でも、今回の某作家のように、事実でも史実でもないのに、他で読んだ虚構の小説を事実と思いこんで、「これは史実だから、私は、土方×沖田」なんて言い張る人は絶対に許せませんな。作家なら、もう少しきちんと勉強して欲しい、そして、事実と小説の見極めはつけて欲しいですな(ため息)小説ではなく、「史実で」、歳三と沖田をくっつける要素があるのなら、言ってみろ、と私は言いたい。
「史実なんか関係ないじゃん。所詮やおいなんだから」と言う人は、まさかいないと思いますが念のために言っておきましょう。
「所詮やおい」とは言え、実在の人物を勝手に借りて、漫画や小説を書いていることには違いないんです。
ただでさえ、こっちは遊ばせて貰っているという申し訳なさがあるんですから、更に追い打ちをかけるように人物の事実まで根こそぎ否定し、誤解されるようなことはしないように気をつけるのが筋でしょう。ということで、史実を重視する限り、歳三と沖田が特別に仲が良かった、という事実は、まったく見えてきません。
例えば、勇先生と歳三の仲の良さに関しては、多くの証言が残っています。その仲の良さを語った同時代人は、一人や二人ではないんですね。
けれど、歳三と沖田に関しては、些細な証言もエピソードも、殆どないのです。
かと言って、一応、共に試衛館出身ということで、まったく他人行儀でもないでしょうけど。沖田が植木屋にいたころも、勇先生は何度が訪ねていて、共に泣いたという話もあるくらいだけれど、歳三が沖田を訪ねた形跡はない。

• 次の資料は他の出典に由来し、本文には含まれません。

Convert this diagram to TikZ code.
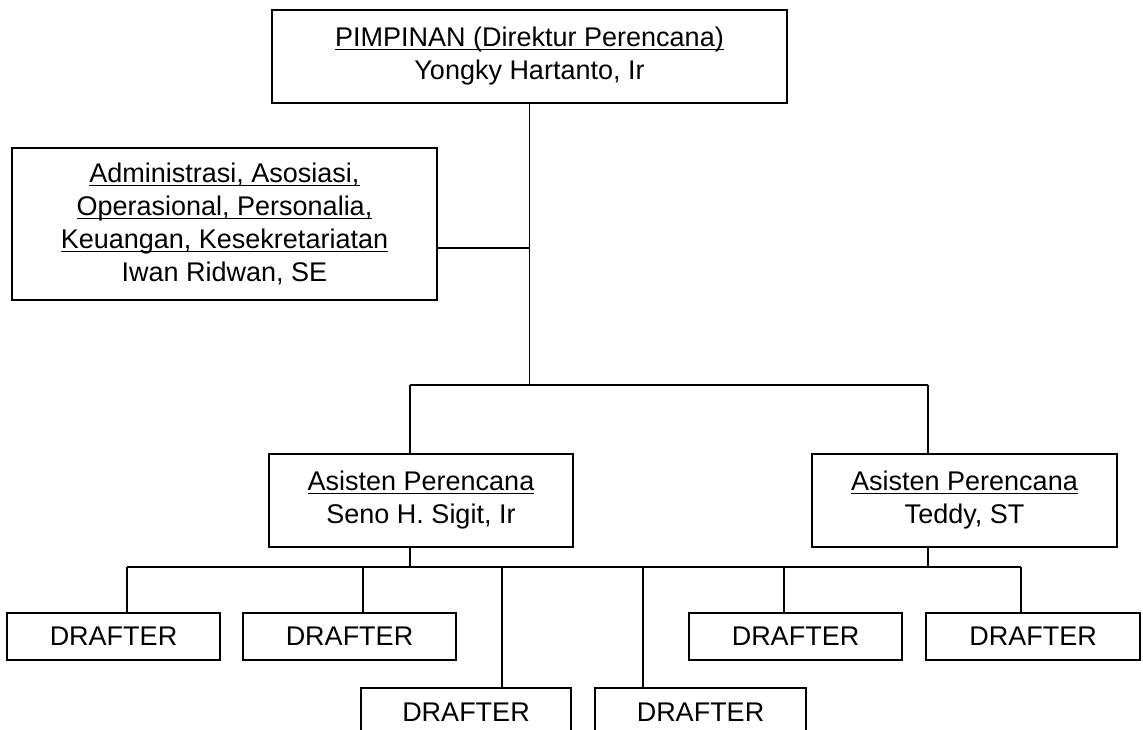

沖田が「近藤先生はどうされたでしょう」と気にしていた記録はあるけれど、歳三のことを気にしていたという記録はない。(まぁ、長いつきあいだから、心配しなかったわけではないだろうけど……)歳三と沖田。「仲が悪い」という証はないが、新選組を調べ尽くしていると、どうもこの二人、「仲が良かった」とは、決して思えないのです。